Sistem politik digambarkan secara sederhana oleh David Easton sebagai sebuah proses pembuatan kebijakan (konversi). Proses ini tidak lahir begitu saja. Ada sebuah proses yang mendahuluinya, yakni proses input atau masukan. Proses input ini terdiri dari setidaknya dua variabel, yakni dukungan dan tuntutan (suplay and demand). Adapun setelah terjadinya proses konversi dari kedua variabel input tersebut, maka proses itu lantas disebut keluaran atau output. Keluaran dari sebuah sistem politik dengan demikian disebut sebagai hasil kebijakan atau kebijaksanaan. Kebijakan atau kebijaksanaan yang dilahirkan dari sebuah proses konversi dari sebuah sistem politik tidak dengan sendirinya berakhir, melainkan terus berproses dalam bentuk umpan balik (feed-back). Demikian seterusnya, bahwa proses politik dari sebuah sistem politik tidak akan pernah berakhir karena adanya proses feed-back tersebut.
Ambillah contoh kasus terhadap kenaikan harga bahan bakar minyak (disingkat: BBM). Naiknya harga BBM di awal Maret 2005 lalu, tak luput dari beragam penilaian. Mulai dari aksi demonstrasi menolak kenaikannya sampai kemudian persetujuan bahwa kenaikan harga BBM tak mungkin lagi kita tolak atau tahan, dengan dua alasan mendasar. Pertama, karena harga minyak dunia sementara melonjak. Kedua, untuk mengurangi pembiayaan negara (subsidi) atas sebagian besar masyarakat yang seharusnya tidak layak untuk disubsidi, yakni orang-orang kaya.
Proses inputnya terdiri dari dua, kelompok yang menolak naiknya harga BBM yang diwakili secara pas oleh kelompok mahasiswa dan para aktivis buruh yang memang secara nyata paling rentan terancam dengan kebijakan tersebut. Kelompok kedua adalah mereka yang mendukung kenaikan harga BBM. Kelompok yang mendukung ini dapat dibagi dua, kelompok yang melihatnya sebagai bagian dari penyelamatan ekonomi negara (anti subsidi) dan kelompok yang secara langsung dan tak langsung justru diuntungkan dengan naiknya harga BBM (para pendukung neo-liberalis).

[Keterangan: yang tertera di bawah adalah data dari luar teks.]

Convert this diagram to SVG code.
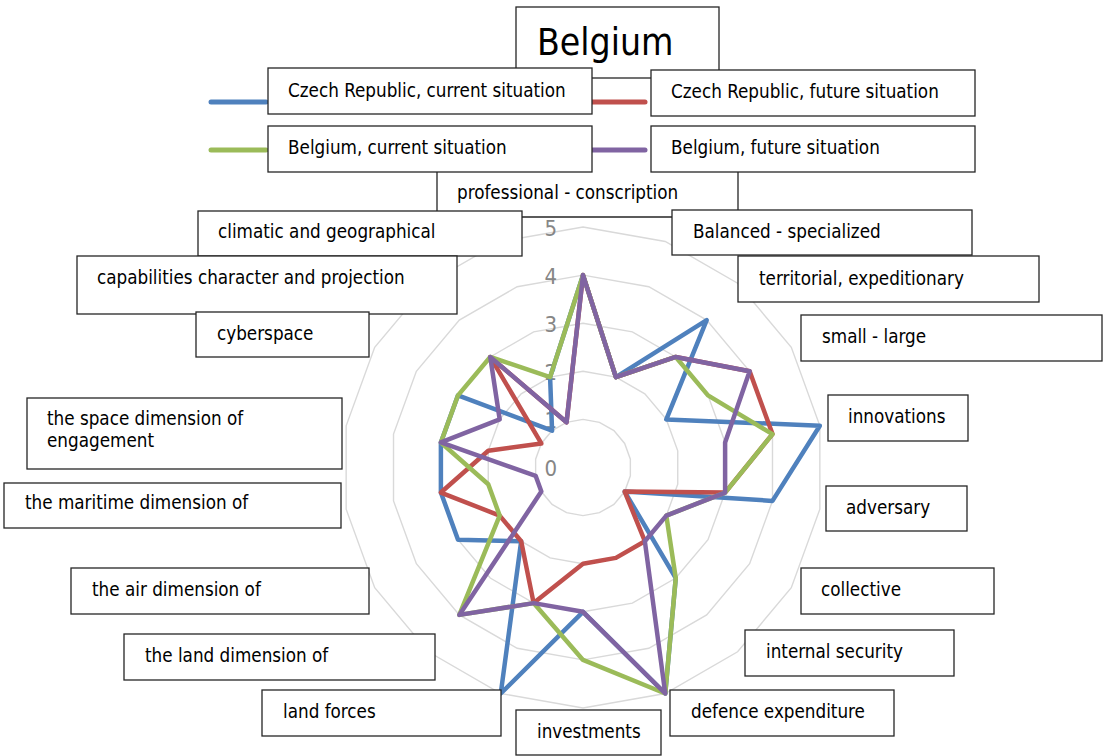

Ketika dikonversi untuk dijadikan sebagai sebuah kebijakan, yakni bagaimana seharusnya BBM itu dikelola. Terjadi proses tarik-menarik kepentingan di dalam parlemen Indonesia (DPR). Antara partai politik yang mendukung dan tidak mendukung naiknya harga BBM. Proses politik yang terjadi, pada awalnya, demikian alot dan keras. Partai-partai politik yang anti kenaikan BBM kelihatan sangat bersungguh-sungguh untuk tetap sejalan dengan sebagian masyarakat untuk menolak naiknya harga BBM.
Tetapi karena kuatnya kekuatan kelompok yang mendukung naiknya harga BBM di DPR, kebijakan naiknya harga BBM tidak dapat diubah lagi. Kebijakan itu dengan sendirinya menjadi output dari pemerintahan SBY-Kalla. Tetapi meski demikian, ada sebuah kebijakan yang juga lahir di samping kebijakan naiknya harga BBM, yakni kebijakan kompensasi (bantuan langsung tunai, disingkat: BLT) bagi masyarakat kecil yang terimbas dengan keluarnya kebijakan menaikkan BBM.
Pada tataran feed-back atau umpan balik. Jelaslah bahwa hingga saat ini, sebagian masyarakat masih tetap menolak kebijakan yang dikeluarkan oleh pemerintahan yang ada. Adapun kebijakan BLT pada kenyataannya tidak mampu menjadi penopang ekonomi masyarakat menghadapi kenaikan harga sembako. Apalagi ternyata, yang mendapatkan BLT tidak semuanya berkategori miskin, yang menurut pemerintah mereka-mereka inilah yang seharusnya mendapatkannya. Kebijakan BLT ternyata tetap disalahgunakan oleh aparat pemerintah di tingkatan bawah. Akibat yang terjadi kemudian adalah terjadinya pemiskinan secara terstruktur oleh negara terhadap masyarakatnya.